When I showed up to work at WXIA for the first time in 2009, nobody greeted me more warmly than Paul Ossmann. We’d become acquainted when WAGA first hired him in 1988. He became one of the founding hosts of WAGA’s Good Day Atlanta. Ossmann jumped ship 13 years ago when WXIA offered him a spot as the station’s main weather guy.
WXIA declined to renew his contract, which expired in July. Ossmann informed his coworkers in January. He didn’t want to leave. He was a popular guy in the building, as he was with viewers. Despite the circumstances, he completed his contract by staying engaged in the newsroom. His professionalism never flagged. If he was bitter, he successfully kept it from becoming public.
It turned out the loss of his job heightened other nagging problems in his life, as outlined in an interview with Rodney Ho of the AJC. His wife left him, and Ossmann has filed for bankruptcy.
The most eye-opening part of Ho’s piece came from public records in bankruptcy court. Ho reports that Ossmann’s annual income was about $225,000. It’s good money, but I’ll bet many folks would have guessed that a big-time weatherman at a station in a top 10 market would have a higher salary.
Ho reports that Ossmann took a salary cut in 2008, at a time when Atlanta TV news folks were losing jobs and taking salary cuts across the board.
I hear a lot of people gripe about their jobs — the unpredictable hours, the evolving (and sometimes unpredictable) technology, the thinning ranks of staff, the squirrelly attempts to build an audience. But I almost never hear people gripe about their salaries — even after the cuts of 2008. I’m pretty sure it’s because TV news folk consider themselves blessed to be able to continue to work in an industry that remains interesting and dynamic.
If Ossmann was earning $225K, you can imagine where those of us with much lower profiles fall on the salary scale. We don’t make big money. We have debt. I drive a 2002 Honda Accord. A veteran on-air colleague is currently looking for a new/used family car, and insists that $5000 is all the family can afford.
At the same time, I see a lot of fancy expensive cars in the parking lots of local TV stations.

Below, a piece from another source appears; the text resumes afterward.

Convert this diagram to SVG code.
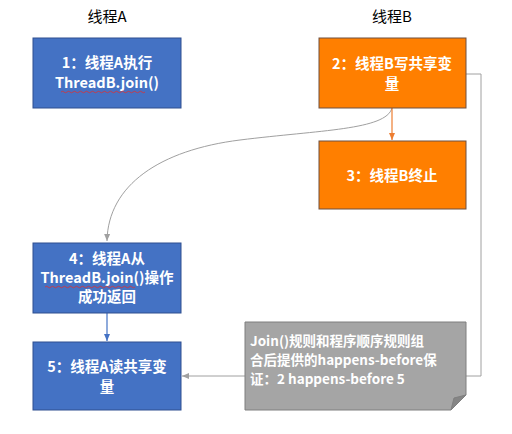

I think some folks feel that they have to keep up appearances: I’m in TV. I must carry myself accordingly. I’m guilty of that sometimes. If you don’t carry yourself with a bit of swagger, you may be taken less seriously. That’s not limited to TV, either.
By the way, ebay is a great place to purchase new, expensive suits that aren’t expensive.
I suspect that Ossmann’s replacement, Mike Francis, will be a great success in this market. As WXIA brought in Francis, it gave Ossmann as graceful an exit as possible. He got a nice on-air tribute on his last day. Many TV stations might have been inclined to allow an involuntarily separated anchor to simply slip off, unacknowledged. The onair sendoff was a tad awkward yet very decent and humane. Because I was on vacation, I missed the newsroom sendoff. I understand it was very heartfelt.
Ossmann departed with a lot of class, and a lot of personal issues. He told Ho he’s getting a real estate license, but the dude was made for TV. I’m rooting for him to make a comeback, and I know I’ve got plenty of company.
The first comment will be the four thousandth comment on this blog. But I’m not making it easy! I’m disinclined to accept blunt-force WXIA management-bashing comments on this post. Please strive to make clever, thoughtful comments. Or make it rhyme! Feel free to clobber me, of course, unless it’s done to backhandedly bash my bosses. I’m on to your game! Save the ugly crapola for the AJC blog. And as always, thank you for reading LAF.